After the service and quickly eating some really good food, and King Cola Banana Soda we were back on the road and on our way to Cap-Haitian. That night we got to Cap-Haitian and did another little tour of the town. Cap-Haitian is in the northern part of Haiti and right on the ocean…The rectory also happens to be right on the water. Cap-Haitian seemed like a really nice and chill town.

The next day was the First Sunday of Advent and we went to L’Eglise Saint Esprit, the Episcopal Church in Cap. It was a beautiful church and I was excited to recognize some of the melodies of my favorite Advent hymns even if I didn’t understand the words. I think I should also point out that I got phone numbers from 2 guys before we had even had Communion.

In the afternoon there was a graduation for the Episcopal Vocational School in Cap. The school has been around for maybe 30years and has about 1,000 students, studying everything from accounting to auto mechanics. This particular graduation was just for the students who had studied accounting.
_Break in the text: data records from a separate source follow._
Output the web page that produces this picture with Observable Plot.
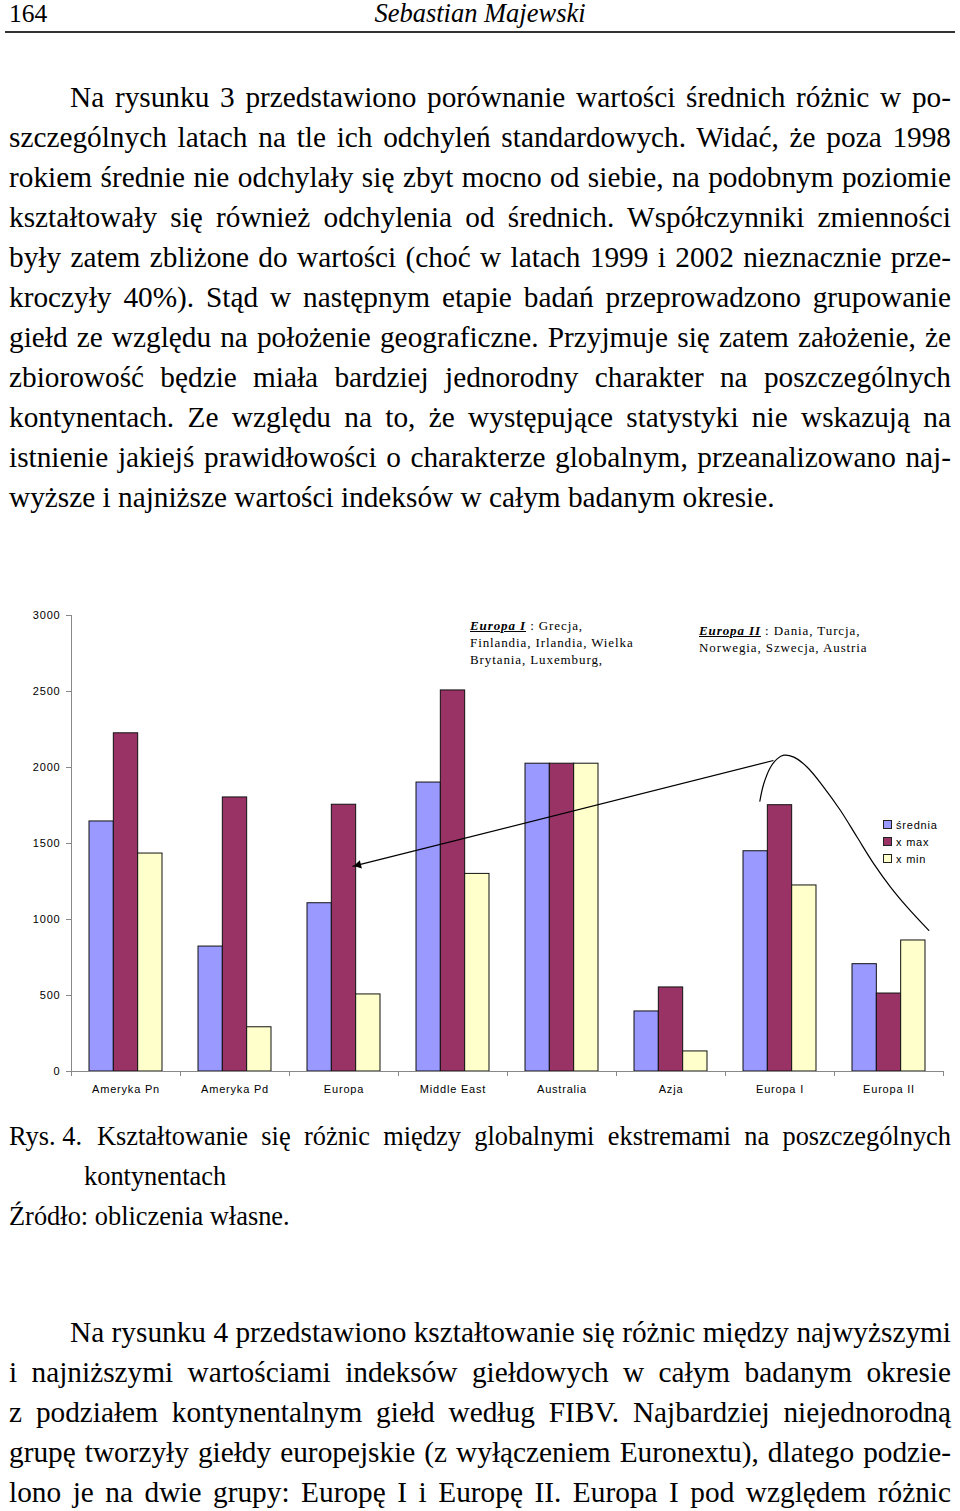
<!DOCTYPE html>
<html><head><meta charset="utf-8">
<script src="https://cdn.jsdelivr.net/npm/d3@7"></script>
<script src="https://cdn.jsdelivr.net/npm/@observablehq/plot@0.6"></script>
<style>
html,body{margin:0;padding:0;background:#fff}
body{width:960px;height:1511px;position:relative;overflow:hidden;font-family:"Liberation Serif","Times New Roman",serif;color:#000}
.ln{position:absolute;left:9px;width:942px;box-sizing:border-box;font-size:29.3px;line-height:40px;height:40px;text-align:justify;text-align-last:justify;overflow:visible}
.ln.last{text-align-last:left}
.ln.cap{font-size:26.4px}
.ind{padding-left:61px}
#chart{position:absolute;left:0;top:600px}
.note{position:absolute;font-family:"Liberation Serif","Times New Roman",serif;font-size:13px;line-height:17px;letter-spacing:0.9px;white-space:nowrap}
.note u{font-weight:bold;font-style:italic}
#legend{position:absolute;left:883px;top:816px;font-family:"Liberation Sans",Arial,sans-serif;font-size:11px;letter-spacing:0.8px}
#legend .row{display:flex;align-items:center;height:17px}
#legend .sw{width:7px;height:7px;border:1px solid #222;margin-right:4px}
</style></head>
<body>
<div style="position:absolute;left:9px;top:1px;font-size:25.5px;line-height:25px">164</div>
<div style="position:absolute;left:0;width:960px;top:1px;font-size:26.5px;line-height:25px;text-align:center;font-style:italic">Sebastian Majewski</div>
<div style="position:absolute;left:5px;top:31px;width:950px;height:2px;background:#333"></div>

<div class="ln ind" style="top:77px">Na rysunku 3 przedstawiono porównanie wartości średnich różnic w po-</div>
<div class="ln" style="top:117px">szczególnych latach na tle ich odchyleń standardowych. Widać, że poza 1998</div>
<div class="ln" style="top:157px">rokiem średnie nie odchylały się zbyt mocno od siebie, na podobnym poziomie</div>
<div class="ln" style="top:197px">kształtowały się również odchylenia od średnich. Współczynniki zmienności</div>
<div class="ln" style="top:237px">były zatem zbliżone do wartości (choć w latach 1999 i 2002 nieznacznie prze-</div>
<div class="ln" style="top:277px">kroczyły 40%). Stąd w następnym etapie badań przeprowadzono grupowanie</div>
<div class="ln" style="top:317px">giełd ze względu na położenie geograficzne. Przyjmuje się zatem założenie, że</div>
<div class="ln" style="top:357px">zbiorowość będzie miała bardziej jednorodny charakter na poszczególnych</div>
<div class="ln" style="top:397px">kontynentach. Ze względu na to, że występujące statystyki nie wskazują na</div>
<div class="ln" style="top:437px">istnienie jakiejś prawidłowości o charakterze globalnym, przeanalizowano naj-</div>
<div class="ln last" style="top:477px">wyższe i najniższe wartości indeksów w całym badanym okresie.</div>

<div id="chart"></div>
<div class="note" style="left:470px;top:617px"><u>Europa I</u> : Grecja,<br>Finlandia, Irlandia, Wielka<br>Brytania, Luxemburg,</div>
<div class="note" style="left:699px;top:622px"><u>Europa II</u> : Dania, Turcja,<br>Norwegia, Szwecja, Austria</div>
<div id="legend"></div>

<div class="ln cap last" style="top:1116px;width:auto">Rys. 4.</div>
<div class="ln cap" style="top:1116px;left:97px;width:854px">Kształtowanie się różnic między globalnymi ekstremami na poszczególnych</div>
<div class="ln cap last" style="top:1156px;left:84px;width:auto">kontynentach</div>
<div class="ln cap last" style="top:1196px">Źródło: obliczenia własne.</div>

<div class="ln ind" style="top:1312px">Na rysunku 4 przedstawiono kształtowanie się różnic między najwyższymi</div>
<div class="ln" style="top:1352px">i najniższymi wartościami indeksów giełdowych w całym badanym okresie</div>
<div class="ln" style="top:1392px">z podziałem kontynentalnym giełd według FIBV. Najbardziej niejednorodną</div>
<div class="ln" style="top:1432px">grupę tworzyły giełdy europejskie (z wyłączeniem Euronextu), dlatego podzie-</div>
<div class="ln" style="top:1472px">lono je na dwie grupy: Europę I i Europę II. Europa I pod względem różnic</div>

<script>
const categories = ["Ameryka Pn", "Ameryka Pd", "Europa", "Middle East", "Australia", "Azja", "Europa I", "Europa II"];
const seriesNames = ["średnia", "x max", "x min"];
const sredniaValues = [1645, 822, 1107, 1901, 2025, 395, 1449, 706];
const maxValues = [2225, 1803, 1755, 2507, 2025, 553, 1752, 513];
const minValues = [1434, 291, 507, 1300, 2025, 132, 1224, 862];
const yTicks = [0, 500, 1000, 1500, 2000, 2500, 3000];
const seriesColors = ["#9999FF", "#993366", "#FFFFCC"];
// hand-drawn annotation, in chart units (x: category slots, y: value)
const curvePoints = [[6.315,1778],[6.351,1893],[6.413,2002],[6.474,2057],[6.535,2081],[6.627,2068],[6.750,2002],[6.902,1870],[7.055,1717],[7.208,1541],[7.361,1366],[7.514,1213],[7.667,1081],[7.865,928]];
const arrowFrom = [6.44, 2046];
const arrowTo = [2.578, 1349];

const seriesValues = [sredniaValues, maxValues, minValues];
const rows = categories.flatMap((c, i) => seriesNames.map((s, j) => ({category: c, index: i, series: s, value: seriesValues[j][i]})));
const inner = d3.scaleBand().domain(seriesNames).range([0, 1]).paddingInner(0).paddingOuter(0.74);

const chart = Plot.plot({
  width: 960, height: 500,
  marginTop: 15, marginBottom: 29, marginLeft: 71, marginRight: 17,
  style: {fontFamily: "'Liberation Sans', Arial, sans-serif", fontSize: "11px", letterSpacing: "0.8px", background: "transparent", overflow: "visible"},
  x: {domain: [0, categories.length], axis: null},
  y: {domain: [0, 3000], axis: null},
  color: {domain: seriesNames, range: seriesColors},
  marks: [
    Plot.rectY(rows, {
      x1: d => d.index + inner(d.series),
      x2: d => d.index + inner(d.series) + inner.bandwidth(),
      y1: 0, y2: "value",
      fill: "series", stroke: "#111", strokeWidth: 1
    }),
    Plot.ruleX([0], {stroke: "#888"}),
    Plot.ruleY([0], {stroke: "#888"}),
    Plot.axisY({ticks: yTicks, tickSize: 5, tickPadding: 6, tickFormat: d => String(d), label: null, stroke: "#888", fill: "#000"}),
    Plot.axisX(d3.range(categories.length + 1), {tickSize: 5, tickFormat: () => "", label: null, stroke: "#888"}),
    Plot.axisX(categories.map((c, i) => i + 0.5), {tickSize: 0, tickPadding: 14, tickFormat: v => categories[Math.floor(v)], label: null, fill: "#000"}),
    Plot.line(curvePoints, {x: d => d[0], y: d => d[1], curve: "catmull-rom", stroke: "#000", strokeWidth: 1.2}),
    Plot.link([{from: arrowFrom, to: arrowTo}], {x1: d => d.from[0], y1: d => d.from[1], x2: d => d.to[0], y2: d => d.to[1], stroke: "#000", strokeWidth: 1.2}),
    Plot.dot([arrowTo], {x: d => d[0], y: d => d[1], symbol: "triangle2", r: 4, fill: "#000", stroke: null, rotate: 256, dx: 6, dy: -1.5})
  ]
});
document.getElementById("chart").appendChild(chart);

const legend = document.getElementById("legend");
seriesNames.forEach((s, j) => {
  const row = document.createElement("div");
  row.className = "row";
  const sw = document.createElement("span");
  sw.className = "sw";
  sw.style.background = seriesColors[j];
  const t = document.createElement("span");
  t.textContent = s;
  row.appendChild(sw); row.appendChild(t);
  legend.appendChild(row);
});
</script>
</body></html>
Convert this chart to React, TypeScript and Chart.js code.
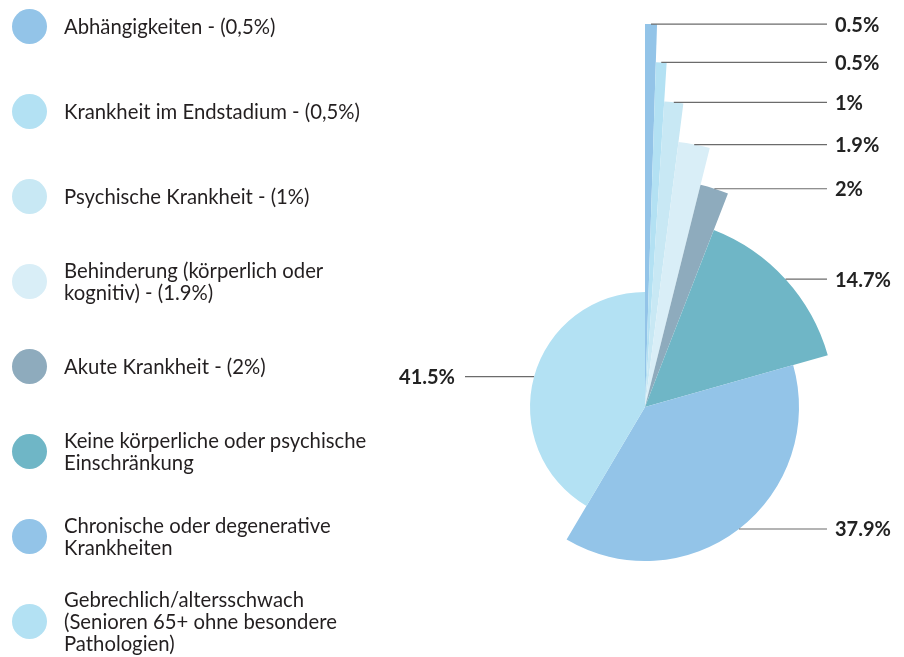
import React, { useEffect, useRef } from 'react';
import { Chart, registerables } from 'chart.js';

Chart.register(...registerables);

const legendLines: string[][] = [
  ['Abhängigkeiten - (0,5%)'],
  ['Krankheit im Endstadium - (0,5%)'],
  ['Psychische Krankheit - (1%)'],
  ['Behinderung (körperlich oder', 'kognitiv) - (1.9%)'],
  ['Akute Krankheit - (2%)'],
  ['Keine körperliche oder psychische', 'Einschränkung'],
  ['Chronische oder degenerative', 'Krankheiten'],
  ['Gebrechlich/altersschwach', '(Senioren 65+ ohne besondere', 'Pathologien)'],
];

const percentages = [0.5, 0.5, 1, 1.9, 2, 14.7, 37.9, 41.5];
const valueLabels = ['0.5%', '0.5%', '1%', '1.9%', '2%', '14.7%', '37.9%', '41.5%'];
const radii = [383, 345, 306, 267, 229, 190, 154, 115];
const colors = ['#93c4e8', '#b3e1f3', '#c8e8f4', '#d9eef7', '#8eabbd', '#6fb6c6', '#93c4e8', '#b3e1f3'];

const FONT = 'Lato, "Open Sans", sans-serif';

const sliceLabels = {
  id: 'sliceLabels',
  afterDatasetsDraw(chart: any) {
    const ctx = chart.ctx as CanvasRenderingContext2D;
    const meta = chart.getDatasetMeta(0);
    ctx.save();
    meta.data.forEach((arc: any, i: number) => {
      const p = arc.getProps(['x', 'y', 'startAngle', 'endAngle', 'outerRadius'], true);
      const mid = (p.startAngle + p.endAngle) / 2;
      const px = p.x + Math.cos(mid) * p.outerRadius;
      const py = p.y + Math.sin(mid) * p.outerRadius;
      const right = px >= p.x;
      const lineEnd = right ? p.x + 182 : p.x - 180;
      ctx.beginPath();
      ctx.strokeStyle = '#6b6b6b';
      ctx.lineWidth = 1.2;
      ctx.moveTo(px, py);
      ctx.lineTo(lineEnd, py);
      ctx.stroke();
      ctx.font = 'bold 20px ' + FONT;
      ctx.fillStyle = '#222222';
      ctx.textBaseline = 'middle';
      ctx.textAlign = right ? 'left' : 'right';
      ctx.fillText(valueLabels[i], right ? lineEnd + 8 : lineEnd - 10, py + 1);
    });
    ctx.restore();
  },
};

export default function App() {
  const canvasRef = useRef<HTMLCanvasElement | null>(null);

  useEffect(() => {
    if (!canvasRef.current) return;
    const chart = new Chart(canvasRef.current, {
      type: 'polarArea',
      data: {
        labels: legendLines.map((l) => l.join(' ')),
        datasets: [
          {
            data: radii,
            backgroundColor: colors,
            borderWidth: 0,
            angle: (c: any) => percentages[c.dataIndex] * 3.6,
            clip: false,
          } as any,
        ],
      },
      options: {
        responsive: false,
        animation: false,
        layout: { padding: { left: 395, right: 9, top: 157, bottom: 0 } },
        scales: {
          r: { display: false, min: 0, max: 250 },
        },
        plugins: {
          legend: { display: false },
          tooltip: { enabled: false },
        },
      } as any,
      plugins: [sliceLabels],
    });
    return () => chart.destroy();
  }, []);

  return (
    <div style={{ position: 'absolute', left: 0, top: 0, width: 904, height: 657, overflow: 'hidden', background: '#fff' }}>
      <canvas ref={canvasRef} width={904} height={657} style={{ position: 'absolute', left: 0, top: 0 }} />
      {legendLines.map((lines, i) => (
        <div
          key={i}
          style={{
            position: 'absolute',
            left: 0,
            top: 26 + i * 85 - 40,
            height: 80,
            display: 'flex',
            alignItems: 'center',
          }}
        >
          <div
            style={{
              position: 'absolute',
              left: 11.5,
              top: 22.5,
              width: 35,
              height: 35,
              borderRadius: '50%',
              background: colors[i],
            }}
          />
          <div
            style={{
              marginLeft: 64,
              fontFamily: FONT,
              fontSize: 20.3,
              lineHeight: '22px',
              color: '#231f20',
              whiteSpace: 'nowrap',
            }}
          >
            {lines.map((t, j) => (
              <div key={j}>{t}</div>
            ))}
          </div>
        </div>
      ))}
    </div>
  );
}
My travelling cohorts and I were given seats in the front of the ceremony as special quests…we even got boutonnieres to wear. It was a little awkward and the ceremony was a little long but at the end when the new graduates sang Michael Jackson’s “We are the World” and I could not have been happier

The next day we visited the L’Eglise Saint Esprit School. It was an incredible school; it was clean and seemed like a very happy learning environment. It was surprising to learn that the entire school had been constructed without the help of outside partners. It had been paid for entirely by the community. And just trust me when I tell you how rare I think that can be here. I think it would be exciting to see what this parish and its priest could do if it were given a little outside assistance since they have already been able to do so much on their own.
In Cap I was also able to see my first Bat...one night I was out late on the balcony and had started to fall asleep when it swooped past my head...I yelled screaming into my room and of course the bat followed...but then left. Also, Cap taught me to always bring a mosquito net.

Overall the “Pilgrimage” as we called it gave me a great opportunity to see a lot of Haiti and I feel like now I am starting to get a better sense of the country and the work of the Episcopal Church here.